## Task goal
Leave out any picture and return the remaining listing below exactly as given.

## Supplied information
◆ ◆ ◆ ◆

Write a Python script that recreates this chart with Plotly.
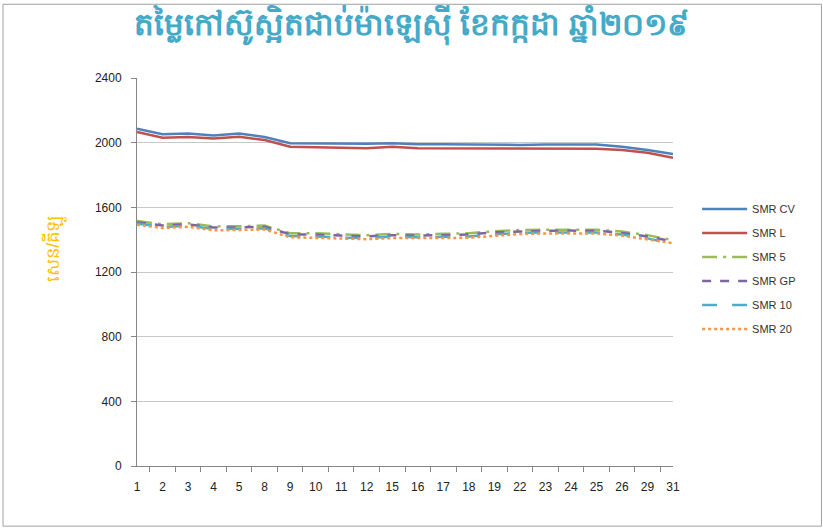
import plotly.graph_objects as go

days = ["1", "2", "3", "4", "5", "8", "9", "10", "11", "12", "15", "16", "17", "18", "19", "22", "23", "24", "25", "26", "29", "31"]

smr_cv = [2087, 2052, 2056, 2045, 2056, 2035, 1996, 1994, 1994, 1994, 1996, 1990, 1990, 1988, 1988, 1986, 1988, 1988, 1988, 1975, 1955, 1930]
smr_l = [2066, 2031, 2035, 2025, 2037, 2016, 1975, 1970, 1968, 1965, 1975, 1966, 1966, 1964, 1964, 1962, 1963, 1963, 1963, 1955, 1938, 1907]
smr_5 = [1515, 1495, 1502, 1482, 1483, 1487, 1440, 1440, 1433, 1428, 1436, 1432, 1436, 1440, 1452, 1460, 1462, 1464, 1462, 1450, 1428, 1396]
smr_gp = [1508, 1488, 1495, 1475, 1476, 1480, 1433, 1432, 1425, 1420, 1428, 1425, 1428, 1432, 1445, 1452, 1455, 1456, 1455, 1442, 1420, 1388]
smr_10 = [1500, 1478, 1487, 1465, 1467, 1470, 1422, 1420, 1413, 1410, 1418, 1415, 1418, 1420, 1433, 1442, 1445, 1447, 1445, 1432, 1408, 1372]
smr_20 = [1493, 1472, 1480, 1458, 1460, 1463, 1415, 1412, 1405, 1403, 1410, 1408, 1410, 1412, 1425, 1435, 1438, 1440, 1438, 1425, 1400, 1378]

series = [
    ("SMR CV", smr_cv, "#4F81BD", "solid"),
    ("SMR L", smr_l, "#C0504D", "solid"),
    ("SMR 5", smr_5, "#9BBB59", "longdashdot"),
    ("SMR GP", smr_gp, "#8064A2", "dash"),
    ("SMR 10", smr_10, "#4BACC6", "longdash"),
    ("SMR 20", smr_20, "#F79646", "dot"),
]

title_text = "តម្លៃកៅស៊ូស្អិតជាប់ម៉ាឡេស៊ី ខែកក្កដា ឆ្នាំ២០១៩"
ylabel_text = "សេន/គីឡូ"
yticks = [0, 400, 800, 1200, 1600, 2000, 2400]

fig = go.Figure()
for i, (name, vals, color, dash) in enumerate(series):
    fig.add_trace(go.Scatter(
        x=days, y=vals, name=name, mode="lines",
        line=dict(color=color, width=2.5, dash=dash),
        legendgroup=f"g{i}",
    ))

fig.update_layout(
    width=823, height=529,
    paper_bgcolor="white", plot_bgcolor="white",
    margin=dict(l=137, r=150, t=78, b=63, autoexpand=False),
    font=dict(family="Liberation Sans, Arial, sans-serif", size=12, color="#222222"),
    title=dict(text="<b>" + title_text + "</b>", x=0.5, xref="container", y=0.955, yref="container",
               xanchor="center", yanchor="middle",
               font=dict(size=31, color="#45A9C8", family="Noto Sans, sans-serif")),
    showlegend=True,
    legend=dict(x=1.045, y=0.7, xanchor="left", yanchor="top", itemwidth=45,
                font=dict(size=11, color="#333333"), tracegroupgap=5,
                bgcolor="rgba(0,0,0,0)"),
    xaxis=dict(type="category", showgrid=False, showline=True, linecolor="#868686",
               linewidth=1, ticks="outside", tickson="boundaries", ticklen=5,
               ticklabelstandoff=10,
               tickcolor="#868686", tickfont=dict(size=12, color="#222222")),
    yaxis=dict(range=[0, 2400], tickvals=yticks, showgrid=True, gridcolor="#C8C8C8",
               gridwidth=1, showline=True, linecolor="#868686", linewidth=1,
               ticks="outside", ticklen=5, tickcolor="#868686", zeroline=False,
               ticklabelstandoff=7,
               tickfont=dict(size=12, color="#222222")),
    annotations=[dict(text=ylabel_text, xref="paper", yref="paper",
                      x=-0.155, y=0.56, xanchor="center", yanchor="middle",
                      textangle=-90, showarrow=False,
                      font=dict(size=18, color="#FFC000"))],
    shapes=[dict(type="rect", xref="paper", yref="paper",
                 x0=-0.25, x1=1.277, y0=-0.155, y1=1.19,
                 line=dict(color="#A0A0A0", width=1))],
)

fig.write_html("out.html", config={"displayModeBar": False},
               post_script="document.body.style.margin='0';")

◆ ◆ ◆ ◆

## Result below
Write a Python script that recreates this chart with Plotly.
import plotly.graph_objects as go

days = ["1", "2", "3", "4", "5", "8", "9", "10", "11", "12", "15", "16", "17", "18", "19", "22", "23", "24", "25", "26", "29", "31"]

smr_cv = [2087, 2052, 2056, 2045, 2056, 2035, 1996, 1994, 1994, 1994, 1996, 1990, 1990, 1988, 1988, 1986, 1988, 1988, 1988, 1975, 1955, 1930]
smr_l = [2066, 2031, 2035, 2025, 2037, 2016, 1975, 1970, 1968, 1965, 1975, 1966, 1966, 1964, 1964, 1962, 1963, 1963, 1963, 1955, 1938, 1907]
smr_5 = [1515, 1495, 1502, 1482, 1483, 1487, 1440, 1440, 1433, 1428, 1436, 1432, 1436, 1440, 1452, 1460, 1462, 1464, 1462, 1450, 1428, 1396]
smr_gp = [1508, 1488, 1495, 1475, 1476, 1480, 1433, 1432, 1425, 1420, 1428, 1425, 1428, 1432, 1445, 1452, 1455, 1456, 1455, 1442, 1420, 1388]
smr_10 = [1500, 1478, 1487, 1465, 1467, 1470, 1422, 1420, 1413, 1410, 1418, 1415, 1418, 1420, 1433, 1442, 1445, 1447, 1445, 1432, 1408, 1372]
smr_20 = [1493, 1472, 1480, 1458, 1460, 1463, 1415, 1412, 1405, 1403, 1410, 1408, 1410, 1412, 1425, 1435, 1438, 1440, 1438, 1425, 1400, 1378]

series = [
    ("SMR CV", smr_cv, "#4F81BD", "solid"),
    ("SMR L", smr_l, "#C0504D", "solid"),
    ("SMR 5", smr_5, "#9BBB59", "longdashdot"),
    ("SMR GP", smr_gp, "#8064A2", "dash"),
    ("SMR 10", smr_10, "#4BACC6", "longdash"),
    ("SMR 20", smr_20, "#F79646", "dot"),
]

title_text = "តម្លៃកៅស៊ូស្អិតជាប់ម៉ាឡេស៊ី ខែកក្កដា ឆ្នាំ២០១៩"
ylabel_text = "សេន/គីឡូ"
yticks = [0, 400, 800, 1200, 1600, 2000, 2400]

fig = go.Figure()
for i, (name, vals, color, dash) in enumerate(series):
    fig.add_trace(go.Scatter(
        x=days, y=vals, name=name, mode="lines",
        line=dict(color=color, width=2.5, dash=dash),
        legendgroup=f"g{i}",
    ))

fig.update_layout(
    width=823, height=529,
    paper_bgcolor="white", plot_bgcolor="white",
    margin=dict(l=137, r=150, t=78, b=63, autoexpand=False),
    font=dict(family="Liberation Sans, Arial, sans-serif", size=12, color="#222222"),
    title=dict(text="<b>" + title_text + "</b>", x=0.5, xref="container", y=0.955, yref="container",
               xanchor="center", yanchor="middle",
               font=dict(size=31, color="#45A9C8", family="Noto Sans, sans-serif")),
    showlegend=True,
    legend=dict(x=1.045, y=0.7, xanchor="left", yanchor="top", itemwidth=45,
                font=dict(size=11, color="#333333"), tracegroupgap=5,
                bgcolor="rgba(0,0,0,0)"),
    xaxis=dict(type="category", showgrid=False, showline=True, linecolor="#868686",
               linewidth=1, ticks="outside", tickson="boundaries", ticklen=5,
               ticklabelstandoff=10,
               tickcolor="#868686", tickfont=dict(size=12, color="#222222")),
    yaxis=dict(range=[0, 2400], tickvals=yticks, showgrid=True, gridcolor="#C8C8C8",
               gridwidth=1, showline=True, linecolor="#868686", linewidth=1,
               ticks="outside", ticklen=5, tickcolor="#868686", zeroline=False,
               ticklabelstandoff=7,
               tickfont=dict(size=12, color="#222222")),
    annotations=[dict(text=ylabel_text, xref="paper", yref="paper",
                      x=-0.155, y=0.56, xanchor="center", yanchor="middle",
                      textangle=-90, showarrow=False,
                      font=dict(size=18, color="#FFC000"))],
    shapes=[dict(type="rect", xref="paper", yref="paper",
                 x0=-0.25, x1=1.277, y0=-0.155, y1=1.19,
                 line=dict(color="#A0A0A0", width=1))],
)

fig.write_html("out.html", config={"displayModeBar": False},
               post_script="document.body.style.margin='0';")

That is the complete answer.